Sorry to hear that the numbness has affected your job and quality of life. From the distribution of numbness you are describing in your left hand, one differential to consider is an ulnar compressive neuropathy.
The ulnar nerve supplies innervation to muscles in the forearm and hand and provides sensation over the medial half of the fourth and the entire fifth digit of the hand (which you are describing), the ulnar part of the palm, and the ulnar portion of the posterior aspect of the hand.
The most common site of entrapment is at or near the elbow region, especially in either the region of the cubital tunnel, also known as the ulnar groove. The second most likely location of entrapment is at or near the wrist, especially in the area of the anatomic structure called Guyon's canal.

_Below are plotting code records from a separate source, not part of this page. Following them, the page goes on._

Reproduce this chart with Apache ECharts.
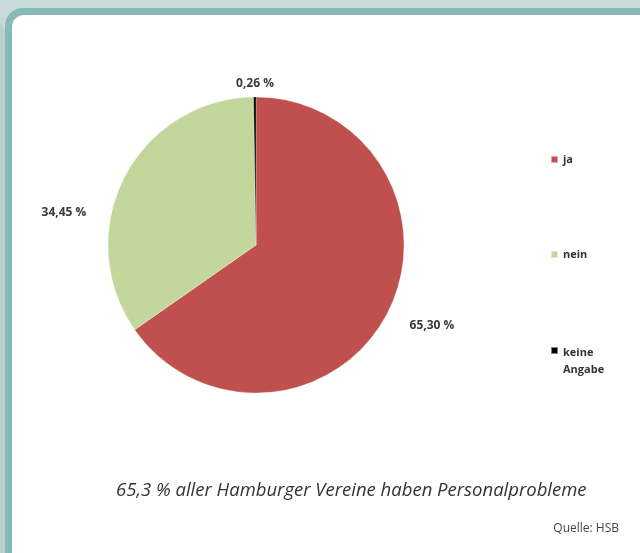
<!DOCTYPE html>
<html>
<head>
<meta charset="utf-8">
<script src="https://cdn.jsdelivr.net/npm/echarts@6/dist/echarts.min.js"></script>
<style>
html,body{margin:0;padding:0;background:#c8dbdb;}
#chart{width:640px;height:553px;}
</style>
</head>
<body>
<div id="chart"></div>
<script>
const categories = ['ja', 'nein', 'keine Angabe'];
const values = [65.30, 34.45, 0.26];
const colors = ['#c0504d', '#c3d69b', '#000000'];
const caption = '65,3 % aller Hamburger Vereine haben Personalprobleme';
const source = 'Quelle: HSB';

const labelPos = [[432, 326], [64, 213], [255, 84]];

const chart = echarts.init(document.getElementById('chart'), null, {renderer: 'canvas'});
const fmt = v => v.toFixed(2).replace('.', ',') + ' %';

const option = {
  animation: false,
  backgroundColor: '#c8dbdb',
  color: colors,
  graphic: [
    {type: 'polygon', z: -10, shape: {points: [[0, 22], [5, 30], [5, 553], [0, 553]]}, style: {fill: '#b9d0ce'}},
    {type: 'rect', z: -9, shape: {x: 5, y: 8, width: 660, height: 580, r: 18}, style: {fill: '#87bab6'}},
    {type: 'rect', z: -8, shape: {x: 12, y: 15, width: 660, height: 580, r: 12}, style: {fill: '#ffffff'}},
    {type: 'text', left: 116, top: 481, style: {text: caption, font: 'italic 18.5px "Open Sans"', fill: '#333333'}},
    {type: 'text', right: 21, top: 523, style: {text: source, font: '12px "Open Sans"', fill: '#444444'}}
  ],
  legend: [
    {
      orient: 'vertical', left: 545, top: 148, itemGap: 82,
      itemWidth: 7, itemHeight: 7, icon: 'rect',
      data: ['ja', 'nein'],
      textStyle: {fontSize: 11, fontWeight: 'bold', color: '#333', fontFamily: 'Open Sans', lineHeight: 13}
    },
    {
      orient: 'vertical', left: 545, top: 339,
      itemWidth: 7, itemHeight: 28,
      icon: 'path://M0,0L7,0L7,7L0,7Z M0,28L0.01,28L0.01,28.01Z',
      data: ['keine Angabe'],
      formatter: n => n.replace(' ', '\n'),
      textStyle: {fontSize: 11, fontWeight: 'bold', color: '#333', fontFamily: 'Open Sans', lineHeight: 17}
    }
  ],
  series: [{
    type: 'pie',
    center: [256, 245],
    radius: 148,
    startAngle: 90,
    clockwise: true,
    data: categories.map((c, i) => ({name: c, value: values[i]})),
    itemStyle: {borderColor: 'rgba(255,255,255,0.5)', borderWidth: 0.5},
    label: {
      show: true, position: 'outside',
      formatter: p => fmt(p.value),
      fontSize: 12, fontWeight: 'bold', color: '#3a3a3a', fontFamily: 'Open Sans'
    },
    labelLine: {show: false},
    labelLayout: p => ({x: labelPos[p.dataIndex][0], y: labelPos[p.dataIndex][1], align: 'center', verticalAlign: 'middle'}),
    emphasis: {disabled: true}
  }]
};
chart.setOption(option);
</script>
</body>
</html>
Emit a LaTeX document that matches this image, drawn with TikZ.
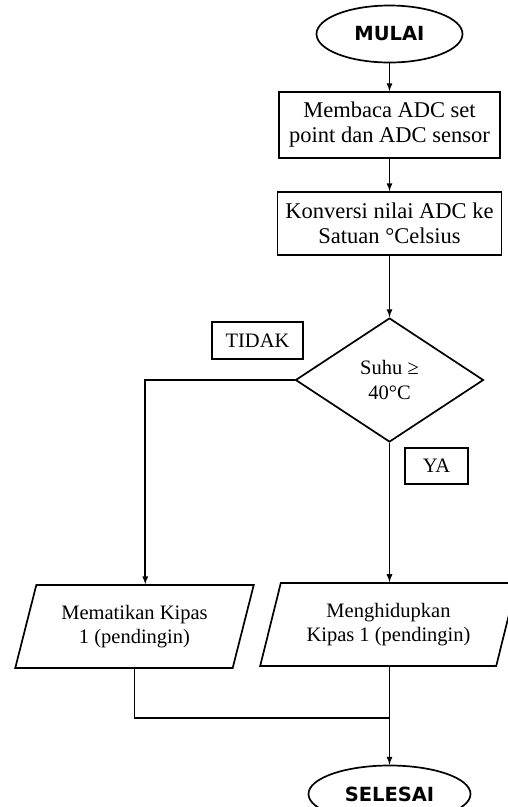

However, entrapment can occur in the forearm between these 2 regions, below the wrist within the hand, or above the elbow.
If mild, then symptoms just involve numbness or tingling in the site of distribution of the ulnar nerve as described above. However, if compression gets worse then it can affect hand grip strength.
Given your history of car accident and pathology of the neck, another diagnosis to consider is a compressive cervical radiculopathy which can give sensory changes in your arms, however more often the more proximal parts of the arm are usually involved, not just the hand.
From the brief description you give of the headache, it is insufficient to give a diagnosis but you may just have migraines with visual auras. Likely they are unrelated to your left hand numbness but I am not sure.
You may benefit by seeing a neurologist so that he/she can do a neurological exam on your left hand.
Thank you for this opportunity to answer your questions, I hope you find the information I have provided useful, good luck
Thanks, I saw a neurologist, who said pretty much the same thing. They did an EMG (gave me a series of unpleasant electric shocks) and verified the problem was my ulnar nerve in my elbow. (Still don't know about the other symptoms, but they appear to be unrelated)
He told me to avoid leaning on my elbow and other activities that stress the nerve (such as sleeping with my elbow bent). The condition has greatly improved over the past couple weeks, I'm able to play guitar again, for a few minutes at a time. Dr said I should fully recover over the next few months.